1. Field of the Invention
The present invention relates generally to a current-controlled FET Pi attenuator, and more particularly to a current-controlled FET Pi attenuator operable under low voltage supply conditions.
2. Description of the Background Art
A signal attenuator is a device that, as the name implies, reduces the magnitude and therefore the electrical energy of an incoming waveform signal. The removed electrical energy is dissipated as heat.
Attenuation is commonly used in electrical circuits. For example, signal attenuators are commonly used in audio circuits, radio frequency (RF) circuits, automatic gain control (AGC) circuits, etc. Generally, a waveform signal is amplified to a desired maximum level and then attenuated when a lower energy level is desired. This attenuation is generally preferred because during amplification of a signal any noise on the signal is also amplified.
Attenuation of a waveform signal is somewhat more complicated than attenuation of a DC signal. A DC signal may be attenuated merely by increasing a resistance value. However, for circuits having audio or RF waveform signals, the attenuation must decrease the signal magnitude without altering or distorting the waveform, without causing phase disturbances, without affecting a signal bandwidth, etc.
FIG. 1 shows a prior art voltage-controlled field effect transistor (FET) resistor. An interesting and useful characteristic of a FET is the ability to control a current flowing through it by an applied control voltage. A voltage VDS applied across the drain and source terminals (with the polarity depending on whether the FET is a n-type or a p-type FET) may cause a current ID to flow through the channel region of the FET. The prior art voltage-controlled FET resistor employs a varying gate voltage bias VGS across the gate and source terminals of the prior art voltage-controlled FET resistor to control the flow of current ID between the drain terminal and the source terminal.

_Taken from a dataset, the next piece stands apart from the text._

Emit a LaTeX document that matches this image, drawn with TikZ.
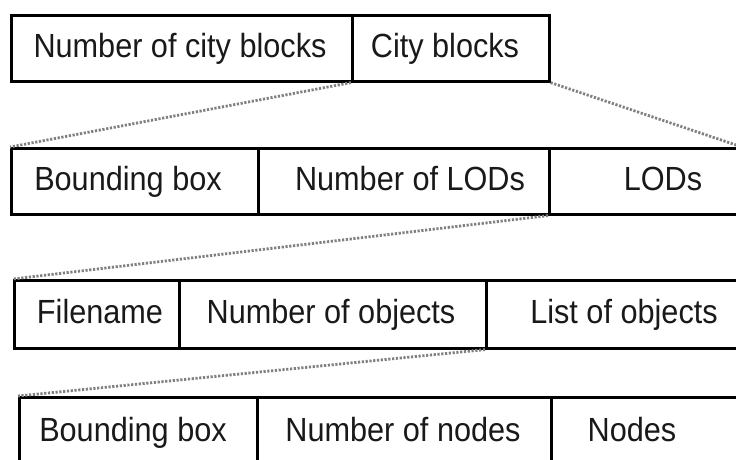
\documentclass[tikz,border=0pt]{standalone}
\usepackage{fontspec}
\setmainfont[FakeStretch=0.915]{Liberation Sans}
\begin{document}
\begin{tikzpicture}[x=1pt,y=-1pt,
  cell/.style={draw=black, line width=2.6pt, rectangle, inner sep=0pt, anchor=north west},
  lbl/.style={inner sep=0pt, anchor=base, font=\fontsize{33.5}{40}\selectfont, text=black!90},
  link/.style={draw=black!50, line width=2.8pt, dash pattern=on 2.2pt off 1.6pt}]
\useasboundingbox (0,0) rectangle (736,459);
\clip (0,0) rectangle (736,459);
% Row 1
\node[cell, minimum width=341pt, minimum height=66pt] (a1) at (10,14) {};
\node[cell, minimum width=197pt, minimum height=66pt] (a2) at (351,14) {};
\node[lbl] (ta1) at (180,57) {Number of city blocks};
\node[lbl] (ta2) at (445,57) {City blocks};
% Row 2
\node[cell, minimum width=247pt, minimum height=66pt] (b1) at (10,147) {};
\node[cell, minimum width=291pt, minimum height=66pt] (b2) at (257,147) {};
\node[cell, minimum width=240pt, minimum height=66pt] (b3) at (548,147) {};
\node[lbl] (tb1) at (128,190) {Bounding box};
\node[lbl] (tb2) at (410,190) {Number of LODs};
\node[lbl] (tb3) at (663,190) {LODs};
% Row 3
\node[cell, minimum width=165pt, minimum height=68pt] (c1) at (13,279) {};
\node[cell, minimum width=307pt, minimum height=68pt] (c2) at (178,279) {};
\node[cell, minimum width=300pt, minimum height=68pt] (c3) at (485,279) {};
\node[lbl] (tc1) at (100,323) {Filename};
\node[lbl] (tc2) at (331,323) {Number of objects};
\node[lbl] (tc3) at (624,323) {List of objects};
% Row 4
\node[cell, minimum width=238pt, minimum height=90pt] (d1) at (18,396) {};
\node[cell, minimum width=294pt, minimum height=90pt] (d2) at (256,396) {};
\node[cell, minimum width=250pt, minimum height=90pt] (d3) at (550,396) {};
\node[lbl] (td1) at (133,441) {Bounding box};
\node[lbl] (td2) at (403,441) {Number of nodes};
\node[lbl] (td3) at (632,441) {Nodes};
% Links
\coordinate (rend) at (745,148);
\draw[link] (a2.south west) -- (b1.north west);
\draw[link] (a2.south east) -- (rend);
\draw[link] (b3.south west) -- (c1.north west);
\draw[link] (c3.south west) -- (d1.north west);
\end{tikzpicture}
\end{document}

This is accomplished by using the gate voltage bias VGS to control the size of depletion regions inside the FET. The depletion regions are regions depleted of charge carriers where electrical current cannot flow. Controlling these depletion regions allows control of the current ID flowing between the drain and the source. When the gate voltage bias VGS reaches a threshold or pinch-off value Vt, no current can flow through the FET. The widening of the depletion regions and the corresponding narrowing of the channel therefore causes the channel resistance rDS to increase. Therefore, for a relatively small drain-to-source voltage bias VDS, the FET acts as a linear resistor, with a channel resistance rDS being controlled by the gate voltage bias VGS. The gate voltage bias VGS in the prior art voltage controlled FET resistor therefore controls the resistance of the FET.
The prior art voltage-controlled FET resistor suffers from drawbacks, however. One drawback is that the prior art voltage-controlled FET resistor suffers from a restricted control voltage range, and therefore a restricted attenuation range. A FET typically has a threshold (or turn-on) voltage Vt of about 800 millivolts (mV). A typical FET will not exhibit any appreciable source-drain current unless the gate terminal is biased above the threshold voltage Vt. This is in contrast to a typical supply voltage of about 1.5 to 1.8 volts. These typical values give the prior art voltage-controlled FET resistor a control voltage range of no more than 800 mV (i.e., the voltage range between the threshold voltage Vt and the supply voltage).
Another drawback in the prior art signal attenuator is the dependence of the control voltage on the supply voltage. The control voltage at the gate terminal changes with variations in the power supply voltage. This may make the attenuation range even more abbreviated.
What is needed, therefore, are improvements in signal attenuators operating under low power supply conditions.